MÖ 64 yılında Antakya, serbest şehir statüsü ile Roma İmparatorluğu´na katıldı ve imparatorluğun Suriye Eyaletinin başkenti oldu. Bundan sonra şehri M.Ö. 47 yılında ziyaret eden Sezar´ın büyük yapılar kurulmasını sağladığını, Roma Valisi Cassius´un Partların kuşatmasına burada direndiğini, Antuvan ile Kleopatra´nın bu güzel beldede bir süre misafir kaldıklarını tarih kitaplarından öğreniyoruz.
Kaynaklara göre, Hristiyanlık Kudüs dışında ilk defa Antakya´da yayılmış, M.S. 34-36 yıllarında St. Paul, St. Barnabas ve St. Pierre Antakya sokaklarında vaaz vermişlerdir. Kur´an-ı Kerim´de Yasin Suresi´nde sözü edilen Habib Neccar olayının da Hristiyanlığın Antakya´ya gelişiyle ilgili olup bu yıllarda Antakya´da meydana geldiğine inanılmaktadır. Hz. İsa´ya inananlara "Hristiyan" adı ilk defa burada verilmiştir.
MS 1. yüzyılda Antakya, yüzölçümü ve nüfus bakımından Roma İmparatorluğu’nun üçüncü Roma, İskenderiye ve Ktepsiphon´dan sonra dünyanın 4. büyük şehriydi. Dünyada ilk defa sokak aydınlatmasının Antakya’nın ortasından geçen iki tarafı mermer sütunlu muhteşem caddede (“Herod caddesi” olarak bilinen bu cadde bugünkü Kurtuluş caddesinin bulunduğu yerde ve aynı yöndeydi.) uygulandığı kaynaklarda belirtilmektedir.

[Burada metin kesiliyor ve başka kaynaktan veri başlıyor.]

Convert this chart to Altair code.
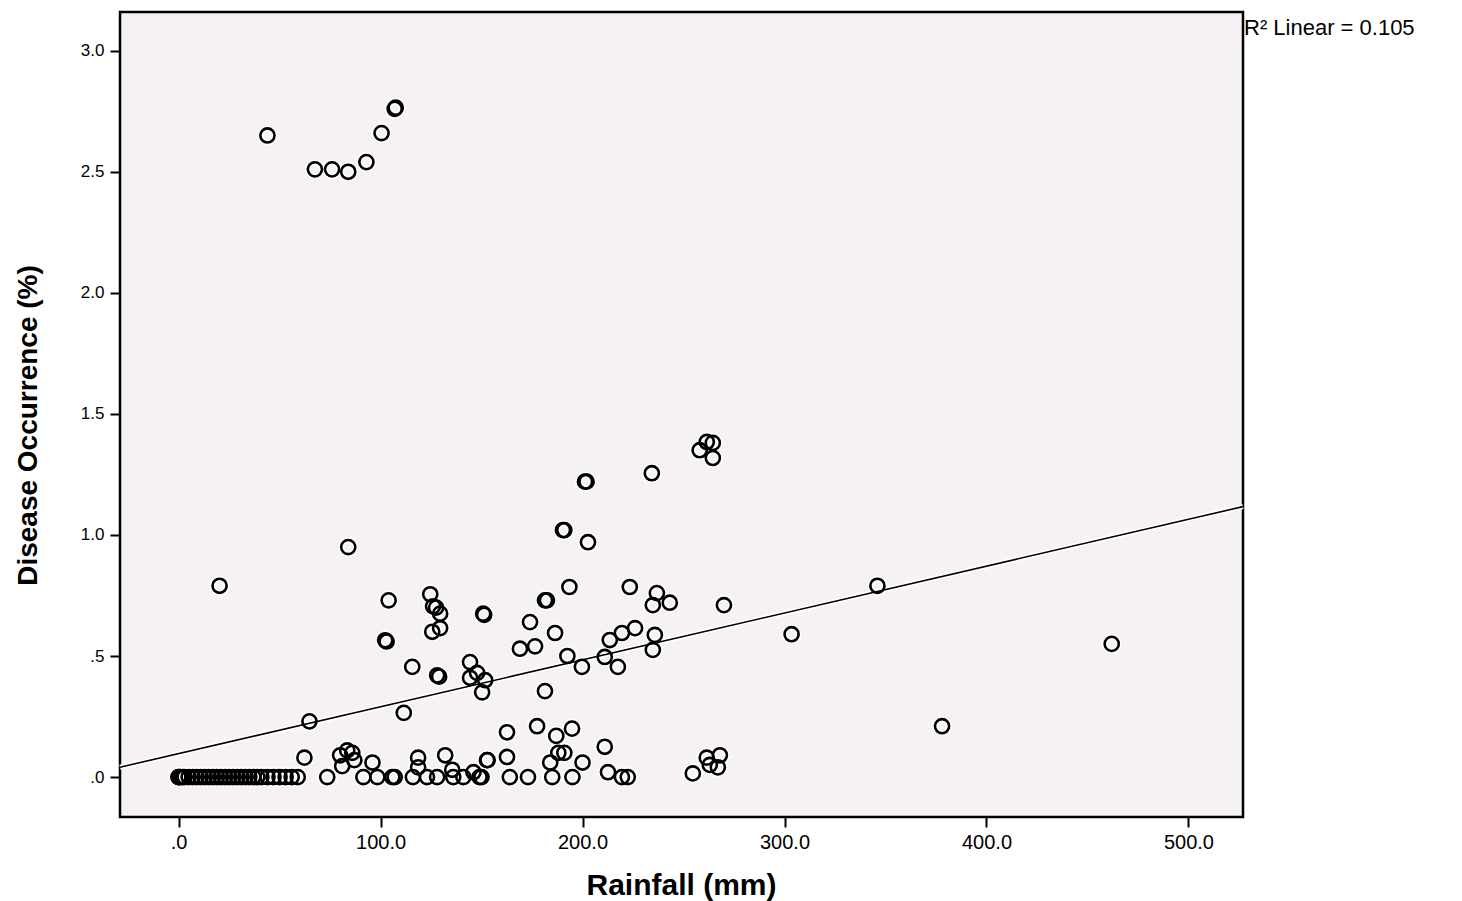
import altair as alt
import pandas as pd

# ---- data ----
rain_upper = [44, 67.5, 76, 84, 93, 100.5, 107, 107.5]
occ_upper = [2.65, 2.51, 2.51, 2.50, 2.54, 2.66, 2.76, 2.765]

rain_mid = [20.3, 84, 64.8, 62.3, 104, 102.3, 103, 115.7, 111.5,
            124.6, 126, 127.5, 129.5, 125.6, 129.5, 128, 129,
            144.3, 144.3, 147.8, 151.8, 150.3, 150.8, 151.3,
            174, 169, 176.5, 181.4, 182.4, 186.4, 181.4, 177.5, 162.6,
            193.5, 190.3, 191, 201.2, 202, 202.7,
            192.5, 199.7, 211, 213.5, 219.5, 226, 217.5, 223.4,
            234.3, 234.8, 236.8, 235.8, 234.8, 243.2, 270,
            258, 261.5, 264.5, 264.5,
            303.5, 346, 378, 462,
            187, 194.8, 188, 191, 200, 211, 184]
occ_mid = [0.79, 0.95, 0.23, 0.08, 0.73, 0.565, 0.56, 0.455, 0.265,
           0.755, 0.705, 0.70, 0.675, 0.60, 0.615, 0.42, 0.415,
           0.475, 0.41, 0.43, 0.40, 0.35, 0.675, 0.67,
           0.64, 0.53, 0.54, 0.73, 0.73, 0.595, 0.355, 0.21, 0.185,
           0.785, 1.02, 1.02, 1.22, 1.22, 0.97,
           0.50, 0.455, 0.496, 0.566, 0.595, 0.615, 0.455, 0.785,
           1.255, 0.71, 0.76, 0.587, 0.525, 0.72, 0.71,
           1.35, 1.384, 1.38, 1.318,
           0.59, 0.79, 0.21, 0.55,
           0.17, 0.20, 0.10, 0.10, 0.06, 0.125, 0.06]

rain_low = [80, 83.5, 86, 81, 87, 96, 118.6, 118.6, 132, 135.5, 146, 153,
            152.7, 162.6, 212.6, 254.6, 261.5, 268, 267, 263]
occ_low = [0.09, 0.11, 0.10, 0.045, 0.07, 0.06, 0.08, 0.04, 0.09, 0.03, 0.02,
           0.07, 0.07, 0.083, 0.02, 0.015, 0.08, 0.09, 0.04, 0.05]

rain_zero = [0, 0, 1, 2, 3, 5, 7, 9, 11, 13, 15, 17, 19, 21, 23, 25, 27, 29,
             31, 33, 35, 37, 39, 41, 44, 47, 50, 53, 56, 59,
             73.6, 91.5, 98.4, 105.8, 107, 116, 123, 128, 136, 141, 149, 150,
             164, 173, 185, 195, 219.5, 222.4]

# fitted line: y = intercept + slope * x
fit_x = [-29, 527]
fit_y = [0.0406, 1.117]

x_ticks = [0, 100, 200, 300, 400, 500]
y_ticks = [0, 0.5, 1.0, 1.5, 2.0, 2.5, 3.0]

rain = rain_upper + rain_mid + rain_low + rain_zero
occ = occ_upper + occ_mid + occ_low + [0.0] * len(rain_zero)
pts = pd.DataFrame({"rain": rain, "occ": occ})
fit = pd.DataFrame({"rain": fit_x, "occ": fit_y})

FONT = "Liberation Sans"

xscale = alt.Scale(domain=[-29, 527], nice=False, zero=False)
yscale = alt.Scale(domain=[-0.165, 3.16], nice=False, zero=False)

xaxis = alt.Axis(
    values=x_ticks, title="Rainfall (mm)", grid=False, domain=False,
    tickColor="black", tickWidth=2, tickSize=10,
    labelExpr="datum.value == 0 ? '.0' : format(datum.value, '.1f')",
    labelFont=FONT, labelFontSize=20, labelColor="black", labelPadding=5,
    titleFont=FONT, titleFontSize=30, titleFontWeight="bold", titleColor="black",
    titleX=561, titleY=68, titleBaseline="middle",
)
yaxis = alt.Axis(
    values=y_ticks, title="Disease Occurrence (%)", grid=False, domain=False,
    tickColor="black", tickWidth=2, tickSize=10,
    labelExpr="datum.value == 0 ? '.0' : (datum.value == 0.5 ? '.5' : format(datum.value, '.1f'))",
    labelFont=FONT, labelFontSize=17, labelColor="black", labelPadding=6,
    titleFont=FONT, titleFontSize=28, titleFontWeight="bold", titleColor="black",
    titleX=-92, titleY=413, titleBaseline="middle", titleAlign="center", titleAngle=-90,
)

base_pts = alt.Chart(pts)

halo_pts = base_pts.mark_point(
    shape="circle", filled=False, stroke="white", strokeWidth=6, size=200, opacity=0.9
).encode(
    x=alt.X("rain:Q", scale=xscale, axis=xaxis),
    y=alt.Y("occ:Q", scale=yscale, axis=yaxis),
)

halo_line = alt.Chart(fit).mark_line(stroke="white", strokeWidth=5).encode(
    x=alt.X("rain:Q", scale=xscale),
    y=alt.Y("occ:Q", scale=yscale),
)
line = alt.Chart(fit).mark_line(stroke="black", strokeWidth=1.6).encode(
    x=alt.X("rain:Q", scale=xscale),
    y=alt.Y("occ:Q", scale=yscale),
)

circles = base_pts.mark_point(
    shape="circle", filled=False, stroke="black", strokeWidth=2.6, size=200, opacity=1
).encode(
    x=alt.X("rain:Q", scale=xscale),
    y=alt.Y("occ:Q", scale=yscale),
)

r2 = alt.Chart(pd.DataFrame({"t": ["R² Linear = 0.105"]})).mark_text(
    align="left", baseline="middle", font=FONT, fontSize=22, color="black"
).encode(text="t:N", x=alt.value(1124), y=alt.value(16))

chart = alt.layer(halo_line, halo_pts, line, circles, r2).properties(
    width=1123, height=805,
    autosize=alt.AutoSizeParams(type="none"),
    padding={"left": 120, "top": 12, "right": 219, "bottom": 84},
    background="white",
).configure_view(
    fill="#F5F1F4", stroke="black", strokeWidth=2.5
)

chart.save("out.html", embed_options={"renderer": "svg", "actions": False})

Antakya, o dönemde bölge yolları yönünden de önemliydi. Mezopotomya´da Halep üzerinden gelen yol Akdeniz; Anadolu´dan güneye giden yollar Suriye, Arabistan ve Mısır’a buradan geçiyordu. Antakya her gün binlerce kişinin uğradığı ve konakladığı bir ticaret, sanayi, ikmal ve transit yeri, bir kültür merkeziydi. Bu dönemde Antakya, büyük saraylara, köşklere, heykellere, su yollarına, hipodroma, hamamlara ve hatta kanalizasyon sistemine sahiptir.